I'm not sure if anything I have to say here is new or unconsidered, but I think about these things to entertain myself, not for the future of
mankind. I'm simply expressing ideas that make sense to me in some way. And to be completely honest, I haven't read an "informative" book in
probably ten years. Personally I find the idea of static knowledge to be counterintuitive as knowledge is a thing that must change in order to be
relevant. And relevance is relative. Which is why I do it for fun. So anyone may feel free to tell me I'm an idiot. It won't hurt my
feelings.
Originally posted by verbal kint
Here and elsewhere I have spouted that 'true' dimensions only occur at prime numbers and that at all other dimensional points are
'sub-dimensions'.
This got me thinking about the real phenomenon of the brain manipulating time. Which I've experienced in real world circumstances. To present it
concisely I'll just say that I had a long fall, 25 to 30 feet. During the fall, time slowed to the point that I could barely perceive my own
movement and was able to focus on the details of my surroundings. I know this is a relatively common experience. Oddly what it got me to think about
was that the brain has no moving parts.
From here I begin to see time as a "fluid" and that perhaps the perception of time and it's passage is caused by moving through it, stretching it
along and making it appear to move.

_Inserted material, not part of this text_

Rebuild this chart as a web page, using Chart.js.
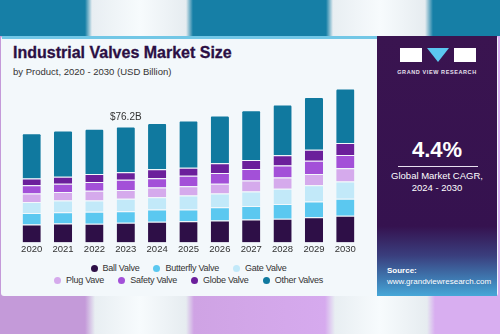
<!DOCTYPE html>
<html>
<head>
<meta charset="utf-8">
<script src="https://cdn.jsdelivr.net/npm/chart.js@4"></script>
<style>
  html, body { margin: 0; padding: 0; }
  body { width: 500px; height: 334px; position: relative; overflow: hidden; font-family: "Liberation Sans", Arial, sans-serif;
    background: linear-gradient(90deg, #c49ad9 0, #c49ad9 85px, #e8eef2 95px, #f7fbfd 140px, #e6ecf0 186px, #cfa3e4 194px, #d6aaee 325px, #e8eef2 335px, #f7fbfd 380px, #e6ecf0 427px, #d8aef0 435px, #d8aef0 500px); }
  .topband { position: absolute; left: 0; top: 0; width: 500px; height: 36px;
    background: linear-gradient(90deg, #167fa6 0, #167fa6 85px, #e8eef2 92px, #f7fbfd 140px, #e6ecf0 186px, #167fa6 193px, #167fa6 326px, #e8eef2 333px, #f7fbfd 380px, #e6ecf0 425px, #167fa6 433px, #167fa6 500px); }
  .card { position: absolute; left: 1px; top: 36px; width: 497px; height: 260px; background: #f3f8fb; border-radius: 3px; }
  .topline { position: absolute; left: 2px; top: 36px; width: 376px; height: 3px; background: #72c7e6; }
  .title { position: absolute; left: 13px; top: 44px; font-size: 16px; font-weight: bold; color: #2b0f44; letter-spacing: 0px; -webkit-text-stroke: 0.3px #2b0f44; }
  .subtitle { position: absolute; left: 13px; top: 66px; font-size: 9.5px; color: #333; }
  #wrap { position: absolute; left: 0; top: 75px; width: 377px; height: 181px; }
  .legend { position: absolute; left: 0; width: 377px; text-align: center; font-size: 9px; letter-spacing: -0.25px; color: #333; white-space: nowrap; }
  .legend span.item { display: inline-block; margin: 0 7px; }
  .legend span.dot { display: inline-block; width: 7px; height: 7px; border-radius: 50%; margin-right: 5px; vertical-align: -0.5px; }
  .side { position: absolute; left: 377px; top: 36px; width: 120px; height: 260px;
    background: linear-gradient(180deg, #3a1450 0, #35124f 190px, #3a3f7e 220px, #3f7fb6 245px, #46a7d8 260px); color: #fff; text-align: center; }
  .logo { position: absolute; left: 23px; top: 12px; width: 76px; height: 14px; }
  .logo .b1 { position: absolute; left: 0; top: 0; width: 22px; height: 14px; background: #fff; }
  .logo .tri { position: absolute; left: 27px; top: 0; width: 0; height: 0; border-left: 11px solid transparent; border-right: 11px solid transparent; border-top: 14px solid #5bc8f0; }
  .logo .b2 { position: absolute; left: 54px; top: 0; width: 22px; height: 14px; background: #fff; }
  .gvr { position: absolute; left: 0; width: 120px; top: 33px; font-size: 5.5px; font-weight: bold; letter-spacing: 0.6px; color: #e6e0ee; }
  .pct { position: absolute; left: 0; width: 120px; top: 101px; font-size: 22px; font-weight: bold; }
  .rule { position: absolute; left: 21px; width: 80px; top: 130px; height: 1px; background: #e8e0f0; }
  .cagr { position: absolute; left: 0; width: 120px; top: 134px; font-size: 9.5px; line-height: 12px; }
  .src { position: absolute; left: 10px; top: 229px; font-size: 8px; line-height: 11px; text-align: left; }
</style>
</head>
<body>
<div class="topband"></div>
<div class="card"></div>
<div class="topline"></div>
<div class="title">Industrial Valves Market Size</div>
<div class="subtitle">by Product, 2020 - 2030 (USD Billion)</div>
<div id="wrap"><canvas id="chart"></canvas></div>
<div class="legend" id="legend1" style="top:263px"></div>
<div class="legend" id="legend2" style="top:275px"></div>
<div class="side">
  <div class="logo"><div class="b1"></div><div class="tri"></div><div class="b2"></div></div>
  <div class="gvr">GRAND VIEW RESEARCH</div>
  <div class="pct">4.4%</div>
  <div class="rule"></div>
  <div class="cagr">Global Market CAGR,<br>2024 - 2030</div>
  <div class="src"><b>Source:</b><br>www.grandviewresearch.com</div>
</div>
<script>
const years = ['2020', '2021', '2022', '2023', '2024', '2025', '2026', '2027', '2028', '2029', '2030'];
const ballValve      = [11.9, 12.5, 12.4, 13.0, 13.7, 14.0, 14.5, 15.1, 15.6, 16.6, 17.7];
const butterflyValve = [7.6, 7.4, 7.8, 7.5, 8.0, 7.8, 8.7, 8.9, 9.8, 10.4, 11.1];
const gateValve      = [7.1, 7.8, 7.5, 8.3, 8.0, 9.1, 9.1, 9.5, 10.0, 10.7, 11.3];
const plugValve      = [5.6, 5.5, 6.3, 5.8, 6.5, 6.1, 6.3, 7.2, 7.4, 7.4, 8.7];
const safetyValve    = [5.4, 5.4, 5.7, 6.7, 6.1, 6.9, 7.0, 7.6, 7.8, 8.7, 8.7];
const globeValve     = [4.5, 4.7, 5.4, 4.8, 5.9, 5.2, 6.5, 5.9, 6.8, 7.2, 7.8];
const otherValves    = [29.6, 30.2, 29.7, 30.1, 30.3, 31.0, 31.4, 32.7, 33.2, 34.5, 35.9];
const seriesNames  = ['Ball Valve', 'Butterfly Valve', 'Gate Valve', 'Plug Vave', 'Safety Valve', 'Globe Valve', 'Other Valves'];
const seriesColors = ['#2e0f47', '#5bc8f0', '#c2e9f9', '#d5aaec', '#a350d8', '#6b1f9b', '#10799f'];
const calloutYear = '2023';
const calloutText = '$76.2B';

const allSeries = [ballValve, butterflyValve, gateValve, plugValve, safetyValve, globeValve, otherValves];

const datasets = allSeries.map((values, i) => ({
  label: seriesNames[i],
  data: values,
  backgroundColor: seriesColors[i],
  borderColor: '#f3f8fb',
  borderWidth: { top: 1, bottom: 0, left: 0, right: 0 },
  borderSkipped: false,
  borderRadius: i === allSeries.length - 1 ? { topLeft: 2, topRight: 2 } : 0,
  barPercentage: 0.58,
  categoryPercentage: 1.0
}));

// label above one bar
const calloutPlugin = {
  id: 'callout',
  afterDatasetsDraw(chart) {
    const idx = years.indexOf(calloutYear);
    const last = chart.getDatasetMeta(chart.data.datasets.length - 1).data[idx];
    const ctx = chart.ctx;
    ctx.save();
    ctx.font = '10px "Liberation Sans", Arial, sans-serif';
    ctx.fillStyle = '#333';
    ctx.textAlign = 'center';
    ctx.textBaseline = 'bottom';
    ctx.fillText(calloutText, last.x, last.y - 4);
    ctx.restore();
  }
};

new Chart(document.getElementById('chart'), {
  type: 'bar',
  data: { labels: years, datasets: datasets },
  options: {
    responsive: true,
    maintainAspectRatio: false,
    animation: false,
    layout: { padding: { left: 16, right: 16, top: 0, bottom: 0 } },
    plugins: { legend: { display: false }, tooltip: { enabled: false } },
    scales: {
      x: {
        stacked: true,
        grid: { display: false, drawTicks: false },
        border: { display: false },
        ticks: { color: '#333', font: { size: 9.5, family: '"Liberation Sans", Arial, sans-serif' }, padding: 1 }
      },
      y: {
        stacked: true,
        display: false,
        min: 0,
        max: 110
      }
    }
  },
  plugins: [calloutPlugin]
});

// legend rows
function legendRow(el, from, to) {
  el.innerHTML = seriesNames.slice(from, to).map((name, k) =>
    `<span class="item"><span class="dot" style="background:${seriesColors[from + k]}"></span>${name}</span>`).join('');
}
legendRow(document.getElementById('legend1'), 0, 3);
legendRow(document.getElementById('legend2'), 3, 7);
</script>
</body>
</html>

Thus a being in the fifth dimension would be "outside" the fluid, not moving it and therefore not stretching it
and so not creating time as we know it. I think the idea is interestingly demonstrated in a frozen object as it does not "age" as long as it
remains frozen.
It would seem to also play into 3D reality since in order to measure depth, we have to move through it. The height and width of an object can be
measured from a single perspective, while to measure depth, at least accurately, we need multiple perspectives.

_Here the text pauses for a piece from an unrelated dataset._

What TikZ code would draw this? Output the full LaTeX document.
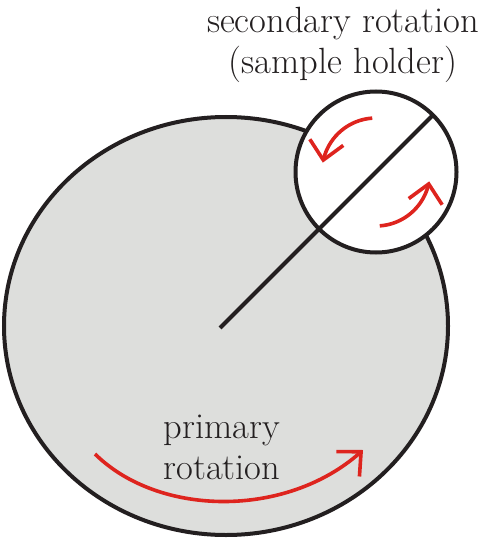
\documentclass[tikz,border=0pt]{standalone}
\usetikzlibrary{shapes.geometric,arrows.meta,bending,calc}
\definecolor{platefill}{RGB}{221,222,220}
\definecolor{arrowred}{RGB}{222,36,30}
\definecolor{inkblack}{RGB}{35,31,32}
\begin{document}
\begin{tikzpicture}[x=1pt,y=-1pt,
  outline/.style={draw=inkblack,line width=4pt},
  redarrow/.style={draw=arrowred,line width=3.6pt,
    -{Straight Barb[length=18pt,width=34pt,line width=3.6pt,flex]}},
  label/.style={font=\fontsize{36.5}{41}\selectfont,align=center,text=inkblack,inner sep=0pt}]
  \useasboundingbox (0,0) rectangle (484,540);
  % primary plate
  \node[ellipse,outline,fill=platefill,minimum width=444pt,minimum height=418pt,inner sep=0pt,outer sep=0pt] (plate) at (226,326) {};
  % sample holder
  \node[circle,outline,fill=white,minimum size=161pt,inner sep=0pt,outer sep=0pt] (holder) at (376,172) {};
  \coordinate (C) at (220,328);
  \draw[line width=4pt,inkblack] (C) -- (holder.45);
  % secondary rotation arrows
  \draw[redarrow] ($(holder.center)+(-94:54)$) arc[start angle=-94,end angle=-170,radius=54];
  \draw[redarrow] ($(holder.center)+(86:54)$) arc[start angle=86,end angle=10,radius=54];
  % primary rotation arrow
  \draw[redarrow] (95,454) .. controls (160,518) and (290,518) .. (363,450);
  % labels
  \node[label] (sec) at (343,45) {secondary rotation\\(sample holder)};
  \node[label] (pri) at (222,447) {primary\\rotation};
\end{tikzpicture}
\end{document}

What this implies to me is that our perceptions of time and depth are based on the "filling" of the universe. So perhaps the idea of "prime
dimensions" has to do with the difference between dimensions of matter and dimensions of energy. Dimensional matter vibrates and creates patterns in
dimensional energy which gives us reality.
This seems to explain how travel to the "future" is possible while travel to the past is impossible, at least according to current science.

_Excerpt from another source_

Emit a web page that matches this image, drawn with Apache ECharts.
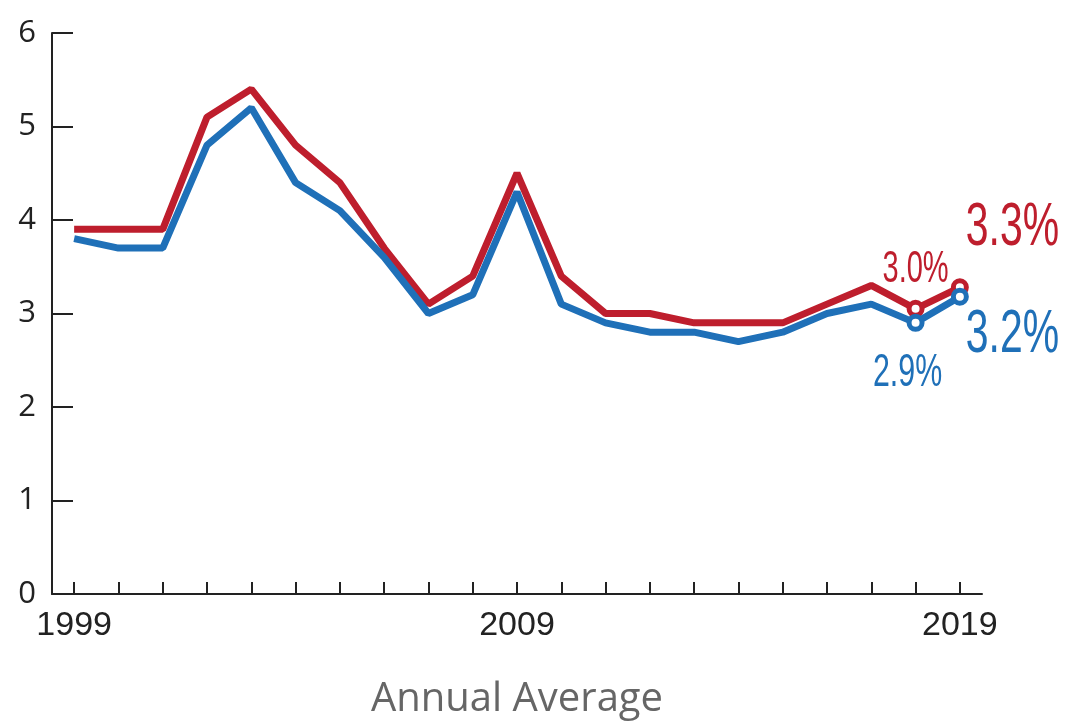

Basically it means the only time is now and it's passage is created literally by our moving through it. Actual time travel as it is currently
explained (speed of light) is really more of an illusion as it requires one to move physically, traveling through both space and time. But I don't
think this means time can't be transcended.
To here I would have to classify time as an unknown form of matter, or unproven as I'm sure dark matter and dark energy play a role. I've actually
been considering recently that decay is a result of collisions between dark matter and light matter, which would place dark matter in the role of
time. Here I make a reversal which seems a logical conclusion in a way. "Light energy" strikes "light matter" and is reflected. Dark matter, on
the other hand, strikes dark energy as is reflected. Perhaps this explains many things which become clearer as the properties of the involved
elements become more readily understood.